I don't know if this is a permanent change to the rules or just a tightening up around the anniversary of the Tibetan riots but if it's here to stay a bit more planning will be required before applying for your visa.
As a USA resident applying for a Chinese visa from Thailand I found the website instructions confusing and incomplete. I watched numerous people get turned away for missing documents. I hope this list helps someone.
I arrived at 8:50, received number 99 in queue and was seen at approximately 11:00
Bring a pen; they were in very short supply
Glue is provided on back counter to adhere passport photo to visa application
o 2 copies - Visa Application Form (ideally, filled out ahead of time)
o 2 passport photos must be attached prior to going up to the window
o 2 copies - Supplementary Visa Application Form (ideally,filled out ahead of time)
o 2 copies passports primary page
o 2 copies Thai Visa
o 1 copy - Bank Book page with your name and account number
o 1 copy Bank Statement (I used photocopy of final page of bank book w/ 20+ transactions)
o 1 letter from employer citing position (essentially confirming employment)
o 1 copy ROUND TRIP Airline tickets
o 1 copy hotel confirmation
#8 anyatash37 has been a member since 4/9/2013. Posts: 1
My god, sounded so easy in Kirsty's first post! Thanks for the update. Sounds like there was a long queue. Were you applying for the visa in Bangkok or Chiang Mai?
So if you don't have a bank book (they're practically obsolete where I live) or an employer that means you can't visit China any more? What about the self-employed, students, retired people, people taking a year out?
I'm adding an update to the procedure as I've just today gotten a thirty day visa for China.
I've been reading of the complexities here and elsewhere and was prepared for the long haul, but here I am four days later and free to travel from Chiang Mai.
As preparation I faked a couple bookings via Bookings.com for the first two weeks, pouring over a map of Southern China on my iPad, bouncing back and forth trying to work out distances and travel times for a convincing itinerary, lost the will to live in the process and gave up.
I wasn't expecting my application to be approved.
I made it a little more complex by including a trek into the mountains of Baga, hoping to force the argument at how impractical the procedures were as I would only be able to arrange a home stay in the region once there.
I had a copy of my bank statement which is a little on the light side at just over a grand in English sterling and copies of the two Internet bookings. On the visa application I indicated I was returning to the guesthouses listed, hoping the pencil pushers could see a reasonable circular route of destination and why I might not have made further bookings in advance. I wrote 'Baga?' and left it at that.

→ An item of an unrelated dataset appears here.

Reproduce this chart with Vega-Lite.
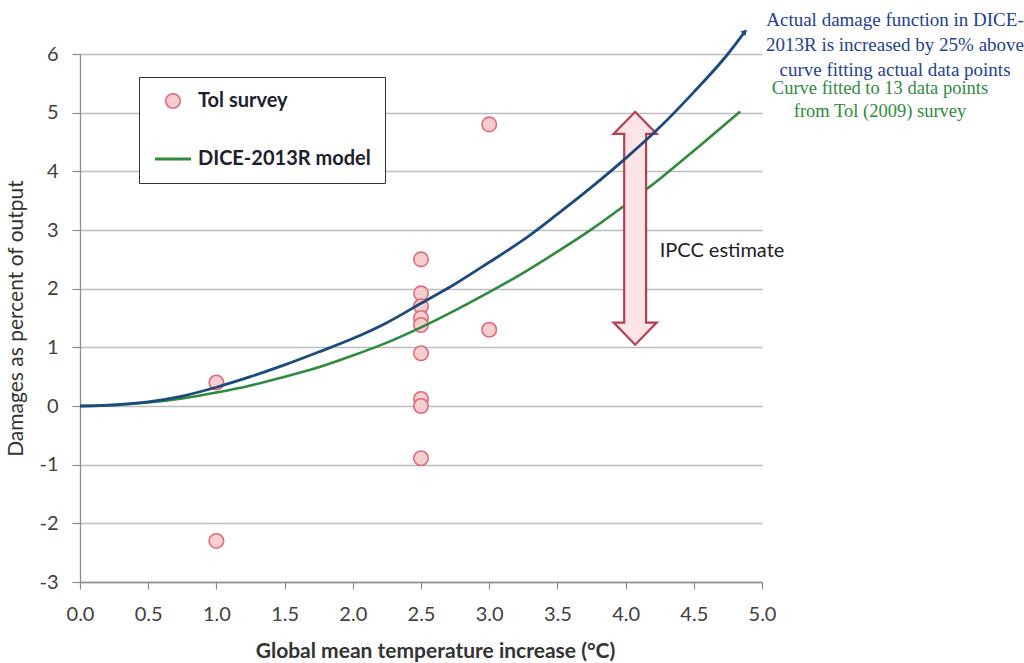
{
  "$schema": "https://vega.github.io/schema/vega-lite/v6.json",
  "autosize": "none",
  "width": 682,
  "height": 528,
  "padding": {"left": 80, "top": 54, "right": 262, "bottom": 81},
  "background": "white",
  "config": {
    "view": {"stroke": null},
    "font": "Lato",
    "axis": {
      "labelFont": "Lato",
      "labelFontSize": 20,
      "labelColor": "#404040",
      "titleFont": "Lato",
      "titleColor": "#333333",
      "domainColor": "#8c8c8c",
      "tickColor": "#8c8c8c",
      "gridColor": "#bdbdbd",
      "gridWidth": 1.3,
      "domainWidth": 1.3,
      "tickWidth": 1.2
    }
  },
  "datasets": {
    "tol": [
      {"T": 1.0, "damage": 0.4, "series": "Tol survey"},
      {"T": 1.0, "damage": -2.3, "series": "Tol survey"},
      {"T": 2.5, "damage": 2.5, "series": "Tol survey"},
      {"T": 2.5, "damage": 1.92, "series": "Tol survey"},
      {"T": 2.5, "damage": 1.7, "series": "Tol survey"},
      {"T": 2.5, "damage": 1.5, "series": "Tol survey"},
      {"T": 2.5, "damage": 1.38, "series": "Tol survey"},
      {"T": 2.5, "damage": 0.9, "series": "Tol survey"},
      {"T": 2.5, "damage": 0.12, "series": "Tol survey"},
      {"T": 2.5, "damage": 0.0, "series": "Tol survey"},
      {"T": 2.5, "damage": -0.89, "series": "Tol survey"},
      {"T": 3.0, "damage": 4.8, "series": "Tol survey"},
      {"T": 3.0, "damage": 1.3, "series": "Tol survey"}
    ],
    "curves": [
      {"T": 0.0, "v": 0.0, "curve": "Actual DICE-2013R"},
      {"T": 0.25, "v": 0.02, "curve": "Actual DICE-2013R"},
      {"T": 0.5, "v": 0.07, "curve": "Actual DICE-2013R"},
      {"T": 0.75, "v": 0.17, "curve": "Actual DICE-2013R"},
      {"T": 1.0, "v": 0.32, "curve": "Actual DICE-2013R"},
      {"T": 1.25, "v": 0.5, "curve": "Actual DICE-2013R"},
      {"T": 1.5, "v": 0.7, "curve": "Actual DICE-2013R"},
      {"T": 1.75, "v": 0.92, "curve": "Actual DICE-2013R"},
      {"T": 2.0, "v": 1.15, "curve": "Actual DICE-2013R"},
      {"T": 2.25, "v": 1.42, "curve": "Actual DICE-2013R"},
      {"T": 2.5, "v": 1.75, "curve": "Actual DICE-2013R"},
      {"T": 2.75, "v": 2.08, "curve": "Actual DICE-2013R"},
      {"T": 3.0, "v": 2.45, "curve": "Actual DICE-2013R"},
      {"T": 3.25, "v": 2.83, "curve": "Actual DICE-2013R"},
      {"T": 3.5, "v": 3.27, "curve": "Actual DICE-2013R"},
      {"T": 3.75, "v": 3.73, "curve": "Actual DICE-2013R"},
      {"T": 4.0, "v": 4.22, "curve": "Actual DICE-2013R"},
      {"T": 4.25, "v": 4.75, "curve": "Actual DICE-2013R"},
      {"T": 4.5, "v": 5.35, "curve": "Actual DICE-2013R"},
      {"T": 4.75, "v": 6.0, "curve": "Actual DICE-2013R"},
      {"T": 4.875, "v": 6.38, "curve": "Actual DICE-2013R"},
      {"T": 0.0, "v": 0.0, "curve": "DICE-2013R model"},
      {"T": 0.25, "v": 0.015, "curve": "DICE-2013R model"},
      {"T": 0.5, "v": 0.06, "curve": "DICE-2013R model"},
      {"T": 0.75, "v": 0.13, "curve": "DICE-2013R model"},
      {"T": 1.0, "v": 0.23, "curve": "DICE-2013R model"},
      {"T": 1.25, "v": 0.35, "curve": "DICE-2013R model"},
      {"T": 1.5, "v": 0.5, "curve": "DICE-2013R model"},
      {"T": 1.75, "v": 0.66, "curve": "DICE-2013R model"},
      {"T": 2.0, "v": 0.86, "curve": "DICE-2013R model"},
      {"T": 2.25, "v": 1.08, "curve": "DICE-2013R model"},
      {"T": 2.5, "v": 1.34, "curve": "DICE-2013R model"},
      {"T": 2.75, "v": 1.63, "curve": "DICE-2013R model"},
      {"T": 3.0, "v": 1.94, "curve": "DICE-2013R model"},
      {"T": 3.25, "v": 2.27, "curve": "DICE-2013R model"},
      {"T": 3.5, "v": 2.63, "curve": "DICE-2013R model"},
      {"T": 3.75, "v": 3.01, "curve": "DICE-2013R model"},
      {"T": 4.0, "v": 3.43, "curve": "DICE-2013R model"},
      {"T": 4.25, "v": 3.87, "curve": "DICE-2013R model"},
      {"T": 4.5, "v": 4.35, "curve": "DICE-2013R model"},
      {"T": 4.84, "v": 5.02, "curve": "DICE-2013R model"}
    ],
    "ipcc": [
      {"T": 4.07, "low": 1.04, "high": 5.02, "mid": 3.03, "label": "IPCC estimate", "labelT": 4.25, "labelY": 2.64}
    ],
    "notes": [
      {"T": 5.975, "y": 6.58, "text": ["Actual damage function in DICE-", "2013R is increased by 25% above", "curve fitting actual data points"], "kind": "blue"},
      {"T": 5.865, "y": 5.42, "text": ["Curve fitted to 13 data points", "from Tol (2009) survey"], "kind": "green"}
    ]
  },
  "layer": [
    {
      "data": {"name": "tol"},
      "mark": {"type": "point", "filled": true, "opacity": 1},
      "encoding": {
        "x": {
          "field": "T", "type": "quantitative",
          "scale": {"domain": [0, 5], "nice": false, "zero": false},
          "axis": {
            "title": "Global mean temperature increase (°C)",
            "titleFontSize": 21, "titleFontWeight": "bold", "titlePadding": 16, "titleX": 355,
            "values": [0, 0.5, 1, 1.5, 2, 2.5, 3, 3.5, 4, 4.5, 5],
            "format": ".1f", "grid": false, "tickSize": 7, "labelPadding": 15, "labelFlush": false
          }
        },
        "y": {
          "field": "damage", "type": "quantitative",
          "scale": {"domain": [-3, 6], "nice": false, "zero": false},
          "axis": {
            "title": "Damages as percent of output",
            "titleFontSize": 21, "titleFontWeight": "normal", "titlePadding": 12,
            "values": [-3, -2, -1, 0, 1, 2, 3, 4, 5, 6],
            "labelExpr": "datum.value < 0 ? '-' + abs(datum.value) : '' + datum.value",
            "grid": true, "tickSize": 8, "labelPadding": 14
          }
        },
        "fill": {
          "field": "series", "type": "nominal",
          "scale": {"domain": ["Tol survey", "DICE-2013R model"], "range": ["#f8cdd1", "#2e8b3e"]},
          "legend": {
            "title": null, "orient": "none", "legendX": 59, "legendY": 23,
            "padding": 14, "strokeColor": "#333333", "fillColor": "white",
            "rowPadding": 27, "labelFont": "Lato", "labelFontSize": 20, "labelFontWeight": "bold",
            "labelColor": "#1e1e2e", "labelOffset": 5, "labelLimit": 400, "symbolOpacity": 1
          }
        },
        "stroke": {
          "field": "series", "type": "nominal",
          "scale": {"domain": ["Tol survey", "DICE-2013R model"], "range": ["#de6b7b", "#2e8b3e"]}
        },
        "shape": {
          "field": "series", "type": "nominal",
          "scale": {"domain": ["Tol survey", "DICE-2013R model"], "range": ["circle", "stroke"]}
        },
        "size": {
          "field": "series", "type": "ordinal",
          "scale": {"domain": ["Tol survey", "DICE-2013R model"], "range": [210, 1300]}
        },
        "strokeWidth": {
          "field": "series", "type": "ordinal",
          "scale": {"domain": ["Tol survey", "DICE-2013R model"], "range": [1.6, 3]}
        }
      }
    },
    {
      "data": {"name": "curves"},
      "transform": [{"filter": "datum.curve === 'DICE-2013R model'"}],
      "mark": {"type": "line", "interpolate": "monotone", "color": "#2e8b3e", "strokeWidth": 2.6},
      "encoding": {
        "x": {"field": "T", "type": "quantitative"},
        "y": {"field": "v", "type": "quantitative"}
      }
    },
    {
      "data": {"name": "ipcc"},
      "mark": {
        "type": "point", "filled": true, "opacity": 1,
        "shape": "M0,-1L0.185,-0.81L0.094,-0.81L0.094,0.81L0.185,0.81L0,1L-0.185,0.81L-0.094,0.81L-0.094,-0.81L-0.185,-0.81Z",
        "size": 54289, "fill": "#fde4e6", "stroke": "#b5404f", "strokeWidth": 2.2
      },
      "encoding": {
        "x": {"field": "T", "type": "quantitative"},
        "y": {"field": "mid", "type": "quantitative"}
      }
    },
    {
      "data": {"name": "curves"},
      "transform": [{"filter": "datum.curve === 'Actual DICE-2013R'"}],
      "mark": {"type": "line", "interpolate": "monotone", "color": "#1c4a7e", "strokeWidth": 2.8},
      "encoding": {
        "x": {"field": "T", "type": "quantitative"},
        "y": {"field": "v", "type": "quantitative"}
      }
    },
    {
      "data": {"name": "curves"},
      "transform": [{"filter": "datum.curve === 'Actual DICE-2013R' && datum.T > 4.8"}],
      "mark": {"type": "point", "shape": "triangle-up", "filled": true, "opacity": 1, "angle": 43, "size": 45, "color": "#1c4a7e"},
      "encoding": {
        "x": {"field": "T", "type": "quantitative"},
        "y": {"field": "v", "type": "quantitative"}
      }
    },
    {
      "data": {"name": "ipcc"},
      "mark": {"type": "text", "align": "left", "baseline": "middle", "font": "Lato", "fontSize": 20, "color": "#222222"},
      "encoding": {
        "x": {"field": "labelT", "type": "quantitative"},
        "y": {"field": "labelY", "type": "quantitative"},
        "text": {"field": "label"}
      }
    },
    {
      "data": {"name": "notes"},
      "transform": [{"filter": "datum.kind === 'blue'"}],
      "mark": {"type": "text", "align": "center", "baseline": "middle", "font": "Liberation Serif", "fontSize": 19, "lineHeight": 25, "color": "#233f94"},
      "encoding": {
        "x": {"field": "T", "type": "quantitative"},
        "y": {"field": "y", "type": "quantitative"},
        "text": {"field": "text"}
      }
    },
    {
      "data": {"name": "notes"},
      "transform": [{"filter": "datum.kind === 'green'"}],
      "mark": {"type": "text", "align": "center", "baseline": "middle", "font": "Liberation Serif", "fontSize": 18.5, "lineHeight": 23, "color": "#2e8b3e"},
      "encoding": {
        "x": {"field": "T", "type": "quantitative"},
        "y": {"field": "y", "type": "quantitative"},
        "text": {"field": "text"}
      }
    }
  ]
}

I also left blank the question about who I had been invited by?!
Fully expecting to have go through the whole procedure again I turned up at 3pm, four days later with my receipt and was a little shocked and elated to be given the visa at 1,100 baht. I'm super chuffed! Now working out how I get there from here.
I was also asked this as I hadn't indicated it on the form and when prompted by the staff whether I was going by boat or motorbike, I quickly jumped at boat. Though now I have to work out whether that is possible this time of year, else wise the bus calls ( the boat would be more fun, without pirates hopefully).
Anyone want to add more detail or ask questions, go for it. I'm still here figuring stuff out. If anyone can help out with the detail, let me know.
I get the impression the consulate staff are more than conscious of the impractical nature of some of the questions and are making efforts to make their life easier when dealing with stressed foreigners.
Be patient. Be polite. It makes a difference.
#10 Manmaas has been a member since 1/12/2015. Posts: 2
No. Just added info relating to overland journey.